The beam engine, housed in its attractive mid-Victorian brick pumphouse, is now the centre piece of Auckland’s Museum of Transport and Technology (MOTAT). The engine was painstakingly and excellently restored to working order over a period of four years by the MOTAT Steam Volunteer team under the direction of Ken Pointon. On 19 April 2008 the restoration was officially opened by the Prime Minister Helen Clark. It operates with steam most Thursday afternoons.

Western Springs Pumping Station 2

Showing the Auckland council's pumping station at Western Springs Lake, 1900. Sir George Grey Special Collections, Auckland Libraries, 7-A1891.

For his work on the project, Ken Pointon was awarded the Colin Crisp Award at the Australasian Engineering Heritage Conference in November 2009 for “the most outstanding conservation of an engineering work of historic or heritage significance”. This was the first occasion that this award had been made to a New Zealand project.

In 2009 the Pumphouse and Pumphouse Beam Engine and Engineer’s Cottage won the UNESCO Asia-Pacific Heritage Award of Merit for the Culture Heritage Conservation programme, the only New Zealand buildings to have received such an award.

Heritage recognition

This place has been recognised by Heritage New Zealand as a Category 1 historic place (List no.114): Pumping Station: New Zealand Heritage List/Rārangi Korero information.

IPENZ “Engineering to 1990” project

This item of New Zealand’s engineering heritage was recognised as part of the IPENZ “Engineering to 1990” project which the Institution organised to help celebrate the country’s sesquicentenary in 1990. A plaque was unveiled to mark the significance of this pump house as part of the development of the nation.


More information

Access

MOTAT's opening hours and other details are available on their website.

References

“The Beam Engine & Western Springs Pumping Station,” MOTAT April 2008.
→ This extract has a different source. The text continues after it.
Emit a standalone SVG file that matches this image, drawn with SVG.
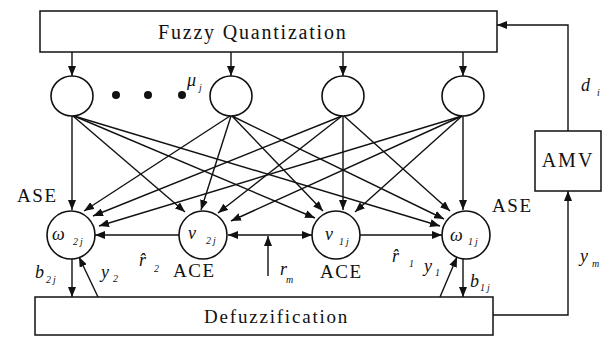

C W Firth, A Century of Water Supply for Auckland New Zealand, Auckland Regional Authority, December 1967.

G J Murdoch, “The Water Supply of Metropolitan Auckland,” Watercare Services Auckland.

Terry Snow, “Steam Rises”, The Shed, October/November 2017, pp.34–38.

Lorraine M Wilson, An iron Essay - A Short History of the beam Engine and Western Springs Waterworks, MOTAT 1994.

Location

805 Great North Rd, Western Springs, Auckland.